Die absehbare demografische Entwicklung wird dazu führen, dass die Zahl der Bevölkerung im erwerbsfähigen Alter in relevantem Umfang zurück gehen wird und zudem immer weniger junge Menschen in das Ausbildungs- und Beschäftigungssystem einmünden werden. Wenngleich Prognosen eines unmittelbar ins Haus stehenden flächendeckenden quantitativen Fachkräftemangels verfrüht sind, verweisen die demografischen Perspektiven gleichwohl darauf, möglichst alle Begabungsreserven – Jüngerer wie Älterer, deutscher wie ausländischer Mitbürger/-innen, von Frauen wie auch von Männern – zu erschließen.

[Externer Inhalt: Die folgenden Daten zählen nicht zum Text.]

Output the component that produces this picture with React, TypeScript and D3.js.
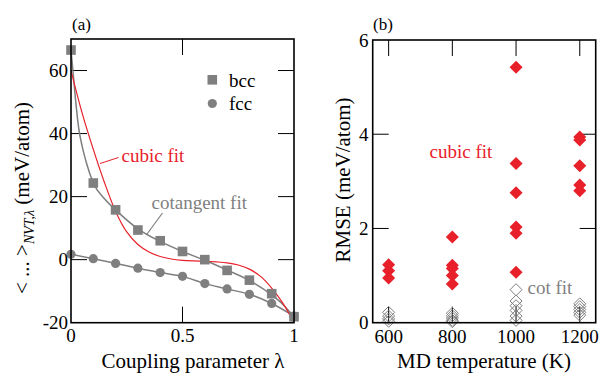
import React from "react";
import * as d3 from "d3";

// ---- panel (a): thermodynamic integration integrand ----
const lambdas = [0, 0.1, 0.2, 0.3, 0.4, 0.5, 0.6, 0.7, 0.8, 0.9, 1.0];
const bccEnergy = [66.5, 24.3, 15.8, 9.4, 6.0, 2.6, 0.0, -3.4, -6.5, -10.8, -18.1];
const fccEnergy = [1.7, 0.3, -1.2, -2.7, -4.1, -5.3, -7.6, -9.3, -11.0, -13.9, -17.9];

// cotangent fit through the bcc data
const cotFitLambda = [0, 0.01, 0.02, 0.035, 0.05, 0.07, 0.1, 0.15, 0.2, 0.3, 0.4, 0.5, 0.6, 0.7, 0.8, 0.9, 0.95, 1.0];
const cotFitEnergy = [66.5, 59, 51, 41.5, 36, 30.5, 24.3, 19.3, 15.8, 9.8, 5.8, 2.6, -0.2, -3.3, -6.6, -11.2, -14.2, -18.1];

// cubic fit through the bcc data
const cubicFitLambda = [0, 0.05, 0.1, 0.15, 0.2, 0.25, 0.3, 0.35, 0.4, 0.45, 0.5, 0.55, 0.6, 0.65, 0.7, 0.75, 0.8, 0.85, 0.9, 0.95, 1.0];
const cubicFitEnergy = [60, 46.5, 35, 24.5, 15.3, 8.8, 4.8, 2.4, 1.0, 0.2, -0.2, -0.4, -0.5, -0.7, -1.0, -1.7, -3.0, -5.3, -9.0, -13.8, -20];

const aXTicks = [0, 0.5, 1];
const aYTicks = [-20, 0, 20, 40, 60];

// ---- panel (b): RMSE of the fits vs MD temperature ----
const temperatures = [600, 800, 1000, 1200];
const cubicRmse = [
  [1.23, 1.1, 0.95],
  [1.82, 1.22, 1.15, 1.0, 0.82],
  [5.42, 3.38, 2.76, 2.03, 1.9, 1.07],
  [3.94, 3.88, 3.33, 2.92, 2.8],
];
const cotRmse = [
  [0.22, 0.14, 0.08, 0.03],
  [0.2, 0.15, 0.1, 0.05, 0.02],
  [0.7, 0.46, 0.36, 0.26, 0.14, 0.05],
  [0.4, 0.34, 0.28, 0.22, 0.16],
];
const bXTicks = [600, 800, 1000, 1200];
const bYTicks = [0, 2, 4, 6];

const RED = "#e8202a";
const GRAY = "#7f7f7f";
const FONT = "'Liberation Serif', 'Times New Roman', serif";

export default function App() {
  const W = 609;
  const H = 373;

  // panel (a) scales
  const ax = d3.scaleLinear().domain([0, 1]).range([71, 294]);
  const ay = d3.scaleLinear().domain([-20, 70]).range([322.7, 39]);
  // panel (b) scales
  const bx = d3.scaleLinear().domain([550, 1250]).range([372.7, 595.7]);
  const by = d3.scaleLinear().domain([0, 6]).range([322.7, 40]);

  const tickLen = 16;

  const lineA = (xs: number[], ys: number[], curve: d3.CurveFactory) =>
    d3
      .line<number>()
      .x((_, i) => ax(xs[i]))
      .y((d) => ay(d))
      .curve(curve)(ys) || "";

  const diamond = (cx: number, cy: number, r: number) =>
    `M${cx},${cy - r}L${cx + r},${cy}L${cx},${cy + r}L${cx - r},${cy}Z`;

  const [aX0, aX1] = ax.range();
  const [aY0, aY1] = ay.range();
  const [bX0, bX1] = bx.range();
  const [bY0, bY1] = by.range();

  return (
    <svg
      width={W}
      height={H}
      style={{ position: "absolute", left: 0, top: 0, background: "#fff" }}
      fontFamily={FONT}
    >
      <rect width={W} height={H} fill="#fff" />

      {/* ================= panel (a) ================= */}
      <defs>
        <clipPath id="clipA">
          <rect x={aX0} y={aY1} width={aX1 - aX0} height={aY0 - aY1} />
        </clipPath>
      </defs>
      <text x={72} y={30} fontSize={17}>(a)</text>

      {/* ticks */}
      {aYTicks.filter((t) => t > -20).map((t) => (
        <g key={"ayt" + t} stroke="#000" strokeWidth={1}>
          <line x1={aX0} x2={aX0 + tickLen} y1={ay(t)} y2={ay(t)} />
          <line x1={aX1} x2={aX1 - tickLen} y1={ay(t)} y2={ay(t)} />
        </g>
      ))}
      {aXTicks.filter((t) => t > 0 && t < 1).map((t) => (
        <g key={"axt" + t} stroke="#000" strokeWidth={1}>
          <line x1={ax(t)} x2={ax(t)} y1={aY0} y2={aY0 - tickLen} />
          <line x1={ax(t)} x2={ax(t)} y1={aY1} y2={aY1 + tickLen} />
        </g>
      ))}

      {/* fits and data */}
      <g clipPath="url(#clipA)">
        <path d={lineA(lambdas, fccEnergy, d3.curveMonotoneX)} fill="none" stroke={GRAY} strokeWidth={1.5} />
        <path d={lineA(cotFitLambda, cotFitEnergy, d3.curveMonotoneX)} fill="none" stroke={GRAY} strokeWidth={1.5} />
        <path d={lineA(cubicFitLambda, cubicFitEnergy, d3.curveCatmullRom.alpha(0.5))} fill="none" stroke={RED} strokeWidth={1.2} />
      </g>
      {fccEnergy.map((v, i) => (
        <circle key={"fcc" + i} cx={ax(lambdas[i])} cy={ay(v)} r={4.6} fill={GRAY} />
      ))}
      {bccEnergy.map((v, i) => (
        <rect key={"bcc" + i} x={ax(lambdas[i]) - 4.8} y={ay(v) - 4.8} width={9.6} height={9.6} fill={GRAY} />
      ))}

      {/* frame */}
      <rect x={aX0} y={aY1} width={aX1 - aX0} height={aY0 - aY1} fill="none" stroke="#000" strokeWidth={1.6} />

      {/* tick labels */}
      {aYTicks.map((t) => (
        <text key={"ayl" + t} x={68} y={ay(t)} dy="0.35em" fontSize={19} textAnchor="end">
          {t}
        </text>
      ))}
      {aXTicks.map((t) => (
        <text key={"axl" + t} x={ax(t)} y={342} fontSize={19} textAnchor="middle">
          {t}
        </text>
      ))}

      {/* legend */}
      <rect x={207.5} y={75} width={9.6} height={9.6} fill={GRAY} />
      <text x={229} y={87} fontSize={19}>bcc</text>
      <circle cx={212.3} cy={103.5} r={4.6} fill={GRAY} />
      <text x={229} y={110} fontSize={19}>fcc</text>

      {/* annotations */}
      <text x={121.5} y={162} fontSize={19} fill={RED}>cubic fit</text>
      <line x1={100} y1={163.5} x2={118.5} y2={157.5} stroke={RED} strokeWidth={1} />
      <text x={151.5} y={208.5} fontSize={19} fill={GRAY}>cotangent fit</text>
      <line x1={146.7} y1={234.5} x2={162.5} y2={213} stroke={GRAY} strokeWidth={1.2} />

      {/* axis titles */}
      <text x={193} y={367.5} fontSize={21} textAnchor="middle">
        Coupling parameter λ
      </text>
      <text transform="translate(29,198) rotate(-90)" fontSize={21} textAnchor="middle">
        &lt; ... &gt;
        <tspan fontSize={14} fontStyle="italic" dy={5}>NVT,λ</tspan>
        <tspan dy={-5}> (meV/atom)</tspan>
      </text>

      {/* ================= panel (b) ================= */}
      <text x={373} y={30} fontSize={17}>(b)</text>

      {bXTicks.map((t) => (
        <g key={"bxt" + t} stroke="#000" strokeWidth={1}>
          <line x1={bx(t)} x2={bx(t)} y1={bY0} y2={bY0 - tickLen} />
          <line x1={bx(t)} x2={bx(t)} y1={bY1} y2={bY1 + tickLen} />
        </g>
      ))}
      {bYTicks.filter((t) => t > 0 && t < 6).map((t) => (
        <g key={"byt" + t} stroke="#000" strokeWidth={1}>
          <line x1={bX0} x2={bX0 + tickLen} y1={by(t)} y2={by(t)} />
          <line x1={bX1} x2={bX1 - tickLen} y1={by(t)} y2={by(t)} />
        </g>
      ))}

      {cotRmse.map((vals, i) =>
        vals.map((v, j) => (
          <path
            key={"cot" + i + "-" + j}
            d={diamond(bx(temperatures[i]), by(v), 6)}
            fill="none"
            stroke={GRAY}
            strokeWidth={1}
          />
        ))
      )}
      {cubicRmse.map((vals, i) =>
        vals.map((v, j) => (
          <path key={"cub" + i + "-" + j} d={diamond(bx(temperatures[i]), by(v), 6.5)} fill={RED} />
        ))
      )}

      <rect x={bX0} y={bY1} width={bX1 - bX0} height={bY0 - bY1} fill="none" stroke="#000" strokeWidth={1.6} />

      {bYTicks.map((t) => (
        <text key={"byl" + t} x={368.5} y={by(t)} dy="0.35em" fontSize={19} textAnchor="end">
          {t}
        </text>
      ))}
      {bXTicks.map((t) => (
        <text key={"bxl" + t} x={bx(t)} y={343} fontSize={19} textAnchor="middle">
          {t}
        </text>
      ))}

      <text x={429.5} y={158} fontSize={19} fill={RED}>cubic fit</text>
      <text x={527.5} y={293.5} fontSize={19} fill={GRAY}>cot fit</text>

      <text x={484} y={367.5} fontSize={21} textAnchor="middle">
        MD temperature (K)
      </text>
      <text transform="translate(350,180) rotate(-90)" fontSize={21} textAnchor="middle">
        RMSE (meV/atom)
      </text>
    </svg>
  );
}
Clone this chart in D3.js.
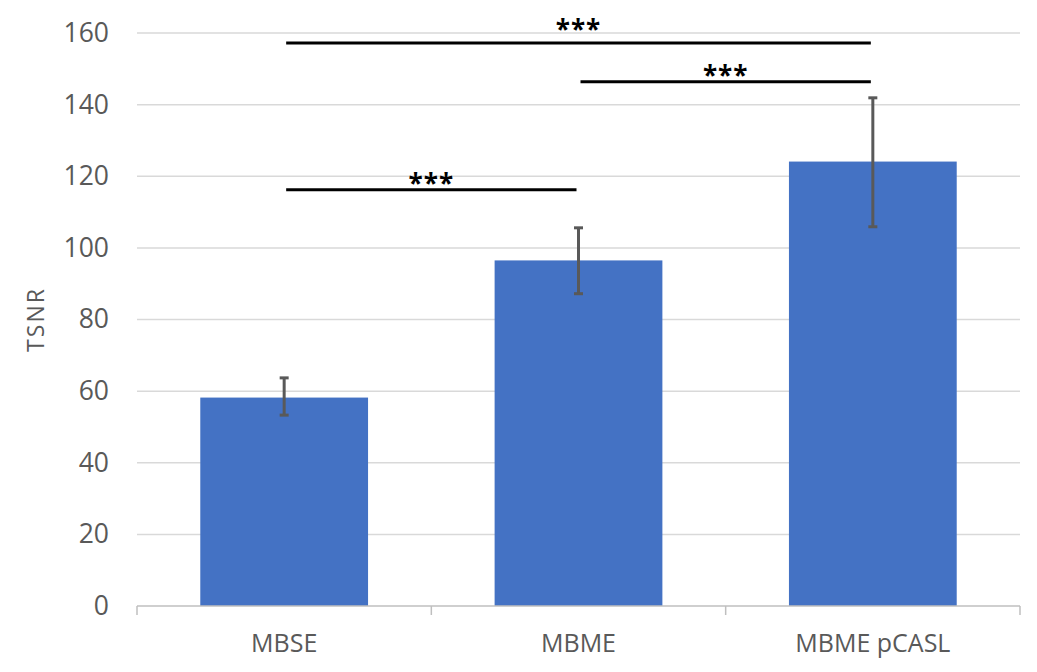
<!DOCTYPE html>
<html lang="en">
<head>
<meta charset="UTF-8">
<title>TSNR</title>
<script src="https://d3js.org/d3.v7.min.js"></script>
<style>
  body { margin: 0; background: #fff; }
  svg text { font-family: "Open Sans", sans-serif; }
</style>
</head>
<body>
<svg id="chart" width="1037" height="672"></svg>
<script>
// data
const categories = ["MBSE", "MBME", "MBME pCASL"];
const tsnr = [58.2, 96.5, 124.1];
const errLow = [53.3, 87.2, 105.9];
const errHigh = [63.7, 105.6, 141.9];
const yTicks = [0, 20, 40, 60, 80, 100, 120, 140, 160];

// significance brackets
const sigFrom = ["MBSE", "MBME", "MBSE"];
const sigTo = ["MBME pCASL", "MBME pCASL", "MBME"];
const sigLevel = [157.2, 146.4, 116.2];
const sigStarLevel = [162.3, 149.6, 119.3];
const sigLabel = ["***", "***", "***"];

const svg = d3.select("#chart");
const mLeft = 137, mRight = 1020, mTop = 33, mBottom = 606;

const x = d3.scaleBand().domain(categories).range([mLeft, mRight]).padding(0);
const y = d3.scaleLinear().domain([0, 160]).range([mBottom, mTop]);
const barW = x.bandwidth() * 0.57;
const cx = d => x(d) + x.bandwidth() / 2;

// gridlines
svg.append("g")
    .selectAll("line")
    .data(yTicks.filter(d => d > 0))
    .join("line")
    .attr("x1", mLeft).attr("x2", mRight)
    .attr("y1", d => y(d)).attr("y2", d => y(d))
    .attr("stroke", "#d9d9d9").attr("stroke-width", 1.5);

// y axis labels
const yAxis = d3.axisLeft(y).tickValues(yTicks).tickSize(0).tickPadding(28);
svg.append("g")
    .attr("transform", `translate(${mLeft},0)`)
    .call(yAxis)
    .call(g => g.select(".domain").remove())
    .call(g => g.selectAll("text")
        .attr("font-size", 26.5)
        .attr("fill", "#595959")
        .attr("font-family", "Open Sans, sans-serif"));

// bars
svg.append("g")
    .selectAll("rect")
    .data(categories)
    .join("rect")
    .attr("x", d => cx(d) - barW / 2)
    .attr("width", barW)
    .attr("y", (d, i) => y(tsnr[i]))
    .attr("height", (d, i) => y(0) - y(tsnr[i]))
    .attr("fill", "#4472c4");

// x axis
const xAxis = d3.axisBottom(x).tickSize(0).tickPadding(28);
const gx = svg.append("g")
    .attr("transform", `translate(0,${mBottom})`)
    .call(xAxis);
gx.select(".domain").attr("stroke", "#bfbfbf").attr("stroke-width", 1.5).attr("d", `M${mLeft},0H${mRight}`);
gx.selectAll("text")
    .attr("font-size", 25)
    .attr("fill", "#595959")
    .attr("font-family", "Open Sans, sans-serif");
// boundary ticks
gx.append("g")
    .selectAll("line")
    .data(d3.range(categories.length + 1))
    .join("line")
    .attr("x1", i => mLeft + i * x.step()).attr("x2", i => mLeft + i * x.step())
    .attr("y1", 0).attr("y2", 9)
    .attr("stroke", "#bfbfbf").attr("stroke-width", 1.5);

// error bars
const err = svg.append("g").attr("stroke", "#595959").attr("stroke-width", 3);
categories.forEach((c, i) => {
    err.append("line")
        .attr("x1", cx(c)).attr("x2", cx(c))
        .attr("y1", y(errLow[i])).attr("y2", y(errHigh[i]));
    [errLow[i], errHigh[i]].forEach(v => {
        err.append("line")
            .attr("x1", cx(c) - 4.5).attr("x2", cx(c) + 4.5)
            .attr("y1", y(v)).attr("y2", y(v));
    });
});

// significance lines
const sig = svg.append("g");
sigLevel.forEach((lv, i) => {
    const x1 = cx(sigFrom[i]) + 2, x2 = cx(sigTo[i]) - 2;
    sig.append("line")
        .attr("x1", x1).attr("x2", x2)
        .attr("y1", y(lv)).attr("y2", y(lv))
        .attr("stroke", "#000").attr("stroke-width", 3);
    sig.append("text")
        .attr("x", (x1 + x2) / 2)
        .attr("y", y(sigStarLevel[i]))
        .attr("text-anchor", "middle")
        .attr("dy", "0.56em")
        .attr("font-size", 26)
        .attr("font-weight", "bold")
        .attr("font-family", "DejaVu Sans, sans-serif")
        .attr("letter-spacing", 1)
        .attr("fill", "#000")
        .text(sigLabel[i]);
});

// y label
svg.append("text")
    .attr("transform", `translate(44,${(mTop + mBottom) / 2}) rotate(-90)`)
    .attr("text-anchor", "middle")
    .attr("font-size", 23)
    .attr("letter-spacing", 2)
    .attr("fill", "#595959")
    .text("TSNR");
</script>
</body>
</html>
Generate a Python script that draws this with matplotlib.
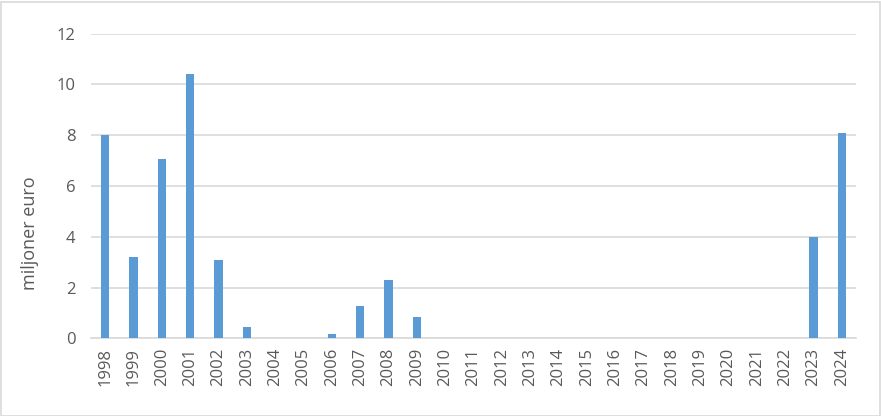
import matplotlib
matplotlib.use("Agg")
import matplotlib.pyplot as plt
from matplotlib.patches import Rectangle

years = [str(y) for y in range(1998, 2025)]
values = [8.0, 3.2, 7.06, 10.41, 3.10, 0.45, 0, 0, 0.16, 1.26, 2.28, 0.83,
          0, 0, 0, 0, 0, 0, 0, 0, 0, 0, 0, 0, 0, 4.0, 8.07]
yticks = [0, 2, 4, 6, 8, 10, 12]

plt.rcParams['font.family'] = ['Open Sans', 'DejaVu Sans']
W, H = 881, 416
fig = plt.figure(figsize=(W / 100, H / 100), dpi=100)
ax = fig.add_axes([91 / W, 1 - 338.3 / H, (856 - 91) / W, (338.3 - 33.7) / H])

x = list(range(len(years)))
ax.bar(x, values, width=0.29, color='#5B9BD5', zorder=3)
ax.set_xlim(-0.5, len(years) - 0.5)
ax.set_ylim(0, 12)
ax.set_yticks(yticks)
ax.set_yticklabels([str(v) for v in yticks])
ax.set_xticks(x)
ax.set_xticklabels(years, rotation=90)
ax.grid(axis='y', color='#D9D9D9', linewidth=1.2, zorder=0)
for s in ['top', 'right', 'left']:
    ax.spines[s].set_visible(False)
ax.spines['bottom'].set_color('#D9D9D9')
ax.spines['bottom'].set_linewidth(1.2)
ax.tick_params(axis='both', length=0, colors='#595959', labelsize=12)
ax.tick_params(axis='y', pad=11)
ax.tick_params(axis='x', pad=7)
ax.set_ylabel('miljoner euro', color='#595959', fontsize=13)
ax.yaxis.set_label_coords(-0.0675, 0.346)

fig.patches.append(Rectangle((0.5 / W, 0.5 / H), 1 - 2 / W, 1 - 2 / H,
                             transform=fig.transFigure, fill=False,
                             edgecolor='#D9D9D9', linewidth=1.2))
fig.savefig('out.png', dpi=100)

Das Institut für Arbeitsmarkt- und Berufsforschung spricht in diesem Konzept von der Notwendigkeit „ ...eine(r ) neue(n) Bildungsexpansion ... , die das vorhandene Bildungsreservoir ausschöpft und dazu beiträgt, die Zukunft sicherer zu machen“.

Nicht nur die anhaltende Massen- und Langzeitarbeitslosigkeit, sondern auch die schrittweise Ausgrenzung immer größerer Bevölkerungsteile und sozialer Schichten von Bildung, so auch von öffentlich geförderter beruflicher Weiterbildung, untergräbt mittel- bis langfristig die Fundamente des bundesdeutschen Sozialstaats und widerspricht im übrigen nicht nur den Vorgaben des Grundgesetzes, welches die Schaffung gleichwertiger Lebensumstände und Zukunftschancen als Staatsaufgabe formuliert, sondern auch den Orientierungen der Europäischen Beschäftigungsstrategie.

Vor diesen ökonomischen und sozialen Herausforderungen dürfen die arbeitsmarkt- und bildungspolitisch relevanten Akteure nicht kapitulieren, wenn das Gemeinwesen nicht nur dem Altar ungezügelter Marktprozesse und nicht zu Ende gedachter „Reformen“ geopfert werden soll: Bildung taugt – wie übrigens Gesundheit auch – nur bedingt als Ware; der effektive und effiziente Einsatz arbeitsmarkt- und bildungspolitischer Instrumente wie der öffentlich geförderten beruflichen Weiterbildung ist mithin auch nur bedingt über marktmäßige Prozesse erreichbar und muss vor allem auf eine verlässliche und für alle kalkulierbare Finanzierungsbasis gestellt werden.

Angesichts dieser Herausforderungen und unter Berücksichtigung der vorrangig strukturell bedingten Arbeitslosigkeit in Ostdeutschland, partiell aber auch in Westdeutschland, ist die Frage aufzuwerfen, ob die Arbeitsmarktpolitik im Allgemeinen und die Förderung der beruflichen Weiterbildung im Besonderen nicht in viel stärkerem Maße als bislang steuerfinanziert und zu einer gesetzlich verankerten Pflichtleistung werden sollte – z. B. für alle diejenigen, die nach den Ergebnissen eines sachgerechten Profilings einer öffentlich geförderten beruflichen Weiterbildung bedürfen.

Dies ist kein Plädoyer für die grundsätzliche Aufgabe des Versicherungsprinzips in der Arbeitsförderung, wohl aber für die sachgerechte Zuordnung unterschiedlicher Aufgaben-, Verantwortungs- und damit auch Finanzierungsbereiche. Im übrigen ist dies kein völlig neuer Gedanke: Bereits im Jahr 1984 hat der damalige Arbeits- und Sozialminister Norbert Blüm ähnliches auf einer Festveranstaltung der Bundesanstalt für Arbeit angeregt. Damit könnte insbesondere der kontraproduktiven, weil qualitätshemmenden Diskontinuität öffentlich geförderter beruflicher Weiterbildung entgegen gewirkt werden. Faulstich vom Lehrstuhl für Erwachsenenbildung der Universität Hamburg formuliert mit Blick auf die Zukunft beruflicher Fort- und Weiterbildung eine ähnliche Forderung, der sich anzuschließen ist: „Wenn also das Spektrum der Qualifikationschancen im SGB III eingeschränkt wird, muss alternativ eine Finanzierung über Steuern greifen, wenn langfristige Kompetenzentwicklung gesichert werden soll.“

Soll öffentlich geförderte berufliche Weiterbildung die ihr (bislang) zugewiesenen Aufgaben erfüllen, ist dieser Vorschlag umgehend aufzugreifen und umzusetzen.